Racconto del fatto che mai derisione o dileggio è stato consumato nei confronti di chi vive peggio, che ho scoperto come la solitudine sia propria dei luoghi ricchi più che di quelli poveri.
Poi ricordo le serate trascorse a parlare dei medesimi posti con chi ha scelto altri modi per “fare turismo” del “loro” virtuale contrapposto al “mio” reale, del fatto che troppe volte la palizzata che contorna l’hotel o il villaggio vacanze mai da loro è stata superata e che alla conoscenza sul campo da tanti è stata preferita quella mediata e raccontata.

La “realtà” vera è quella del turismo di movimento. Un grande, unico, straordinario fenomeno culturale che ha nell’uomo il suo fulcro e che non conosce distanze, latitudini, razze, religioni o colore della pelle.

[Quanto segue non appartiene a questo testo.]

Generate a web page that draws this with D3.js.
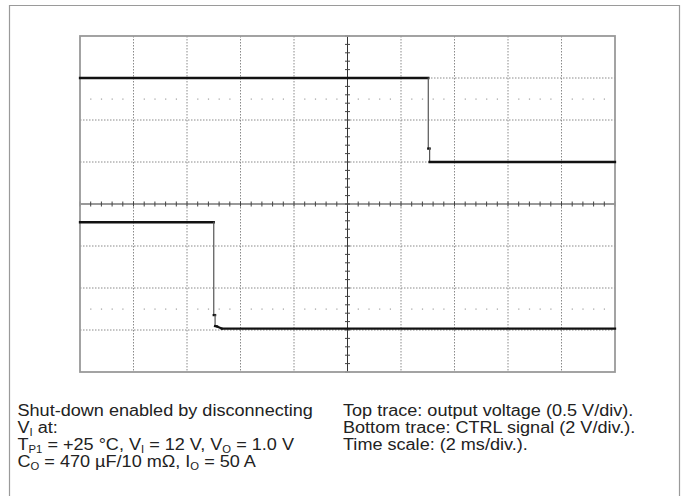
<!DOCTYPE html>
<html>
<head>
<meta charset="utf-8">
<script src="https://cdn.jsdelivr.net/npm/d3@7"></script>
<style>
  body { margin: 0; background: #fff; }
  svg { display: block; }
</style>
</head>
<body>
<div id="chart"></div>
<script>
// Trace data (time in ms, value in volts)
const topTime = [0, 13.02, 13.02, 13.07, 13.07, 20];
const topVolt = [1.0, 1.0, 0.16, 0.16, 0.0, 0.0];
const ctrlTime = [0, 5.0, 5.0, 5.05, 5.05, 5.12, 5.3, 20];
const ctrlVolt = [5.13, 5.13, 0.71, 0.71, 0.19, 0.17, 0.07, 0.07];

// Channel settings: volts per division and ground offset in divisions
const topVoltsPerDiv = 0.5, topOffsetDiv = 1;
const ctrlVoltsPerDiv = 2, ctrlOffsetDiv = -3;

// Caption lines: [text, isSubscript] pieces
const leftLines = [
  [["Shut-down enabled by disconnecting", false]],
  [["V", false], ["I", true], [" at:", false]],
  [["T", false], ["P1", true], [" = +25 °C, V", false], ["I", true], [" = 12 V, V", false], ["O", true], [" = 1.0 V", false]],
  [["C", false], ["O", true], [" = 470 µF/10 mΩ, I", false], ["O", true], [" = 50 A", false]]
];
const rightLines = [
  "Top trace: output voltage (0.5 V/div).",
  "Bottom trace: CTRL signal (2 V/div.).",
  "Time scale: (2 ms/div.)."
];

function drawChart() {
  const width = 681, height = 496;
  const plot = { left: 80, top: 36, right: 615, bottom: 372 };

  d3.select("#chart svg").remove();
  const svg = d3.select("#chart").append("svg")
    .attr("width", width)
    .attr("height", height);

  // Outer frame (top, left, right only)
  svg.append("path")
    .attr("d", `M9.5,${height + 2}V5.5H679.5V${height + 2}`)
    .attr("fill", "none")
    .attr("stroke", "#9a9a9a")
    .attr("stroke-width", 1.2);

  // Scales: 10 horizontal divisions, 8 vertical divisions
  const x = d3.scaleLinear().domain([0, 20]).range([plot.left, plot.right]);
  const y = d3.scaleLinear().domain([-4, 4]).range([plot.bottom, plot.top]);

  const grid = svg.append("g");

  // Dotted grid lines
  const xGrid = d3.range(2, 20, 2).filter(d => d !== 10);
  const yGrid = d3.range(-3, 4, 1).filter(d => d !== 0);
  grid.selectAll(".vg").data(xGrid).enter().append("line")
    .attr("x1", d => x(d)).attr("x2", d => x(d))
    .attr("y1", plot.top).attr("y2", plot.bottom)
    .attr("stroke", "#8a8a8a").attr("stroke-width", 1)
    .attr("stroke-dasharray", "1.5,1.5");
  grid.selectAll(".hg").data(yGrid).enter().append("line")
    .attr("x1", plot.left).attr("x2", plot.right)
    .attr("y1", d => y(d)).attr("y2", d => y(d))
    .attr("stroke", "#8a8a8a").attr("stroke-width", 1)
    .attr("stroke-dasharray", "1.5,1.5");

  // Dotted marker rows at +/-2.5 div (dots every minor division)
  const minorX = d3.range(0, 20.01, 0.4).filter(d => Math.abs(d / 2 - Math.round(d / 2)) > 0.01);
  [2.5, -2.5].forEach(r => {
    grid.selectAll(null).data(minorX).enter().append("rect")
      .attr("x", d => x(d) - 0.5).attr("y", y(r) - 0.5)
      .attr("width", 1.2).attr("height", 1.2)
      .attr("fill", "#a0a0a0");
  });

  // Center crosshair
  grid.append("line")
    .attr("x1", plot.left).attr("x2", plot.right)
    .attr("y1", y(0)).attr("y2", y(0))
    .attr("stroke", "#999").attr("stroke-width", 2);
  grid.append("line")
    .attr("x1", x(10)).attr("x2", x(10))
    .attr("y1", plot.top).attr("y2", plot.bottom)
    .attr("stroke", "#333").attr("stroke-width", 1);

  const hTicks = d3.range(0, 20.01, 0.4);
  grid.selectAll(".ht").data(hTicks).enter().append("line")
    .attr("x1", d => x(d)).attr("x2", d => x(d))
    .attr("y1", y(0) - 2.5).attr("y2", y(0) + 2.5)
    .attr("stroke", "#444").attr("stroke-width", 1);
  const vTicks = d3.range(-4, 4.01, 0.2);
  grid.selectAll(".vt").data(vTicks).enter().append("line")
    .attr("x1", x(10) - 2.5).attr("x2", x(10) + 2.5)
    .attr("y1", d => y(d)).attr("y2", d => y(d))
    .attr("stroke", "#444").attr("stroke-width", 1);

  // Plot frame
  grid.append("rect")
    .attr("x", plot.left).attr("y", plot.top)
    .attr("width", plot.right - plot.left).attr("height", plot.bottom - plot.top)
    .attr("fill", "none")
    .attr("stroke", "#999").attr("stroke-width", 1.8);

  // Traces: flat parts black and thick, fast edges thin and grey
  function drawTrace(times, volts, vpd, offset) {
    const pts = times.map((t, i) => [x(t), y(volts[i] / vpd + offset)]);
    const segs = d3.pairs(pts);
    svg.append("g").selectAll("line").data(segs).enter().append("line")
      .attr("x1", d => d[0][0]).attr("y1", d => d[0][1])
      .attr("x2", d => d[1][0]).attr("y2", d => d[1][1])
      .attr("stroke", d => Math.abs(d[1][1] - d[0][1]) > 6 ? "#555" : "#111")
      .attr("stroke-width", d => Math.abs(d[1][1] - d[0][1]) > 6 ? 1.2 : 2.3)
      .attr("stroke-linecap", "square");
  }
  drawTrace(topTime, topVolt, topVoltsPerDiv, topOffsetDiv);
  drawTrace(ctrlTime, ctrlVolt, ctrlVoltsPerDiv, ctrlOffsetDiv);

  // Caption text
  const fontSize = 16, stretch = 1.13, lineH = 17;
  const caption = svg.append("g")
    .attr("font-family", "'Liberation Sans', Arial, sans-serif")
    .attr("font-size", fontSize)
    .attr("fill", "#222");

  leftLines.forEach((parts, i) => {
    const t = caption.append("text")
      .attr("transform", `translate(17.5,${416 + i * lineH}) scale(${stretch},1)`);
    let shifted = false;
    parts.forEach(([str, sub]) => {
      const ts = t.append("tspan").text(str);
      if (sub && !shifted) { ts.attr("dy", 2.5).attr("font-size", 10); shifted = true; }
      else if (sub) { ts.attr("font-size", 10); }
      else if (shifted) { ts.attr("dy", -2.5); shifted = false; }
    });
  });

  rightLines.forEach((str, i) => {
    caption.append("text")
      .attr("transform", `translate(343,${416 + i * lineH}) scale(${stretch},1)`)
      .text(str);
  });
}

drawChart();
</script>
</body>
</html>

Lasciamo andare, dunque, “il nostro viaggiatore, allegramente, senza aver disegnato né dove, né come, né quando”: è grazie a lui che in quest’inizio secolo segnato da guerre, cattiverie, attentati, divisioni, brutture, il lumicino della speranza resta acceso e l’umanità può continuare a sperare in un futuro se non diverso, almeno migliore!